• _Required task_:
Give every line of the data again, unchanged, but with no pictures.

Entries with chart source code
+ + + + + + +
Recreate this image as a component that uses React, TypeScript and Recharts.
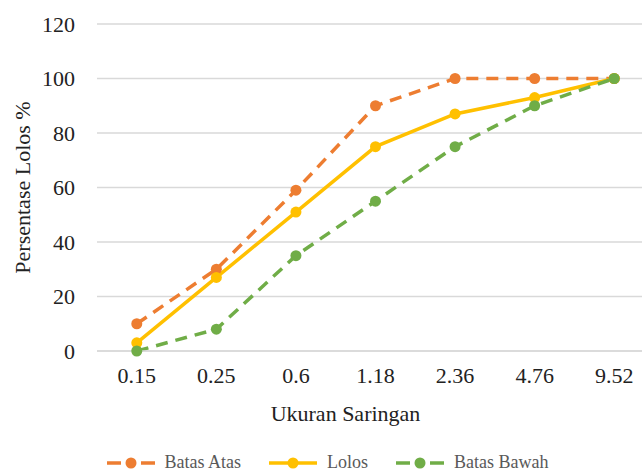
import React from 'react';
import { LineChart, Line, XAxis, YAxis, CartesianGrid, Legend } from 'recharts';

const sieveSizes = ['0.15', '0.25', '0.6', '1.18', '2.36', '4.76', '9.52'];
const batasAtas = [10, 30, 59, 90, 100, 100, 100];
const lolos = [3, 27, 51, 75, 87, 93, 100];
const batasBawah = [0, 8, 35, 55, 75, 90, 100];
const yTicks = [0, 20, 40, 60, 80, 100, 120];

const series = [
  { key: 'atas', name: 'Batas Atas', color: '#ED7D31', dash: '12 8' },
  { key: 'lolos', name: 'Lolos', color: '#FFC000', dash: undefined },
  { key: 'bawah', name: 'Batas Bawah', color: '#70AD47', dash: '12 8' },
];

const data = sieveSizes.map((size, i) => ({
  size,
  atas: batasAtas[i],
  lolos: lolos[i],
  bawah: batasBawah[i],
}));

const font = '"Liberation Serif", "Times New Roman", serif';

function LegendIcon({ color, dashed }: { color: string; dashed: boolean }) {
  return (
    <svg width={50} height={14} style={{ display: 'block' }}>
      {dashed ? (
        <>
          <line x1={1} y1={7} x2={15} y2={7} stroke={color} strokeWidth={3.5} />
          <line x1={35} y1={7} x2={49} y2={7} stroke={color} strokeWidth={3.5} />
        </>
      ) : (
        <line x1={1} y1={7} x2={49} y2={7} stroke={color} strokeWidth={3.5} />
      )}
      <circle cx={25} cy={7} r={5.5} fill={color} />
    </svg>
  );
}

function renderLegend() {
  return (
    <div
      style={{
        position: 'relative',
        top: 16,
        display: 'flex',
        justifyContent: 'center',
        alignItems: 'center',
        gap: 27,
        fontFamily: font,
        fontSize: 18,
        color: '#595959',
      }}
    >
      {series.map((s) => (
        <div key={s.key} style={{ display: 'flex', alignItems: 'center', gap: 9 }}>
          <LegendIcon color={s.color} dashed={!!s.dash} />
          <span>{s.name}</span>
        </div>
      ))}
    </div>
  );
}

export default function App() {
  return (
    <div style={{ position: 'absolute', left: 0, top: 0, width: 642, height: 476, overflow: 'hidden', background: '#fff' }}>
      <LineChart width={680} height={476} data={data} margin={{ top: 24, right: 26, left: 0, bottom: 0 }}>
        <CartesianGrid vertical={false} stroke="#d9d9d9" strokeWidth={1.3} />
        <XAxis
          dataKey="size"
          scale="band"
          height={85}
          tickLine={false}
          tickSize={0}
          tickMargin={16}
          axisLine={{ stroke: '#d9d9d9', strokeWidth: 1.3 }}
          tick={{ fill: '#222', fontSize: 22, fontFamily: font }}
          label={{ value: 'Ukuran Saringan', position: 'insideBottom', offset: 15, dx: -30, fill: '#222', fontSize: 22, fontFamily: font }}
        />
        <YAxis
          width={97}
          domain={[0, 120]}
          ticks={yTicks}
          axisLine={false}
          tickLine={false}
          tickSize={0}
          tickMargin={22}
          tick={{ fill: '#222', fontSize: 22, fontFamily: font }}
          label={{ value: 'Persentase Lolos %', angle: -90, position: 'center', dx: -26, fill: '#222', fontSize: 22, fontFamily: font }}
        />
        <Legend verticalAlign="bottom" content={renderLegend} wrapperStyle={{ height: 40 }} />
        {series.map((s) => (
          <Line
            key={s.key}
            dataKey={s.key}
            name={s.name}
            stroke={s.color}
            strokeWidth={3.5}
            strokeDasharray={s.dash}
            dot={{ r: 5.5, fill: s.color, stroke: s.color, strokeWidth: 0 }}
            activeDot={false}
            isAnimationActive={false}
          />
        ))}
      </LineChart>
    </div>
  );
}
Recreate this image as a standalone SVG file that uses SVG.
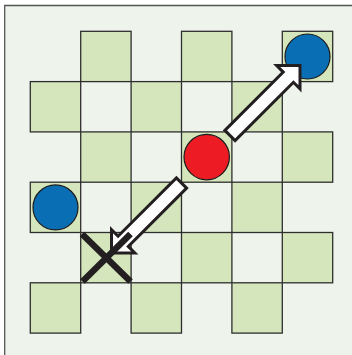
+ + + + + + +
• _Expected output_:
Recreate this image as a component that uses React, TypeScript and Recharts.
import React from 'react';
import { LineChart, Line, XAxis, YAxis, CartesianGrid, Legend } from 'recharts';

const sieveSizes = ['0.15', '0.25', '0.6', '1.18', '2.36', '4.76', '9.52'];
const batasAtas = [10, 30, 59, 90, 100, 100, 100];
const lolos = [3, 27, 51, 75, 87, 93, 100];
const batasBawah = [0, 8, 35, 55, 75, 90, 100];
const yTicks = [0, 20, 40, 60, 80, 100, 120];

const series = [
  { key: 'atas', name: 'Batas Atas', color: '#ED7D31', dash: '12 8' },
  { key: 'lolos', name: 'Lolos', color: '#FFC000', dash: undefined },
  { key: 'bawah', name: 'Batas Bawah', color: '#70AD47', dash: '12 8' },
];

const data = sieveSizes.map((size, i) => ({
  size,
  atas: batasAtas[i],
  lolos: lolos[i],
  bawah: batasBawah[i],
}));

const font = '"Liberation Serif", "Times New Roman", serif';

function LegendIcon({ color, dashed }: { color: string; dashed: boolean }) {
  return (
    <svg width={50} height={14} style={{ display: 'block' }}>
      {dashed ? (
        <>
          <line x1={1} y1={7} x2={15} y2={7} stroke={color} strokeWidth={3.5} />
          <line x1={35} y1={7} x2={49} y2={7} stroke={color} strokeWidth={3.5} />
        </>
      ) : (
        <line x1={1} y1={7} x2={49} y2={7} stroke={color} strokeWidth={3.5} />
      )}
      <circle cx={25} cy={7} r={5.5} fill={color} />
    </svg>
  );
}

function renderLegend() {
  return (
    <div
      style={{
        position: 'relative',
        top: 16,
        display: 'flex',
        justifyContent: 'center',
        alignItems: 'center',
        gap: 27,
        fontFamily: font,
        fontSize: 18,
        color: '#595959',
      }}
    >
      {series.map((s) => (
        <div key={s.key} style={{ display: 'flex', alignItems: 'center', gap: 9 }}>
          <LegendIcon color={s.color} dashed={!!s.dash} />
          <span>{s.name}</span>
        </div>
      ))}
    </div>
  );
}

export default function App() {
  return (
    <div style={{ position: 'absolute', left: 0, top: 0, width: 642, height: 476, overflow: 'hidden', background: '#fff' }}>
      <LineChart width={680} height={476} data={data} margin={{ top: 24, right: 26, left: 0, bottom: 0 }}>
        <CartesianGrid vertical={false} stroke="#d9d9d9" strokeWidth={1.3} />
        <XAxis
          dataKey="size"
          scale="band"
          height={85}
          tickLine={false}
          tickSize={0}
          tickMargin={16}
          axisLine={{ stroke: '#d9d9d9', strokeWidth: 1.3 }}
          tick={{ fill: '#222', fontSize: 22, fontFamily: font }}
          label={{ value: 'Ukuran Saringan', position: 'insideBottom', offset: 15, dx: -30, fill: '#222', fontSize: 22, fontFamily: font }}
        />
        <YAxis
          width={97}
          domain={[0, 120]}
          ticks={yTicks}
          axisLine={false}
          tickLine={false}
          tickSize={0}
          tickMargin={22}
          tick={{ fill: '#222', fontSize: 22, fontFamily: font }}
          label={{ value: 'Persentase Lolos %', angle: -90, position: 'center', dx: -26, fill: '#222', fontSize: 22, fontFamily: font }}
        />
        <Legend verticalAlign="bottom" content={renderLegend} wrapperStyle={{ height: 40 }} />
        {series.map((s) => (
          <Line
            key={s.key}
            dataKey={s.key}
            name={s.name}
            stroke={s.color}
            strokeWidth={3.5}
            strokeDasharray={s.dash}
            dot={{ r: 5.5, fill: s.color, stroke: s.color, strokeWidth: 0 }}
            activeDot={false}
            isAnimationActive={false}
          />
        ))}
      </LineChart>
    </div>
  );
}
Recreate this image as a standalone SVG file that uses SVG.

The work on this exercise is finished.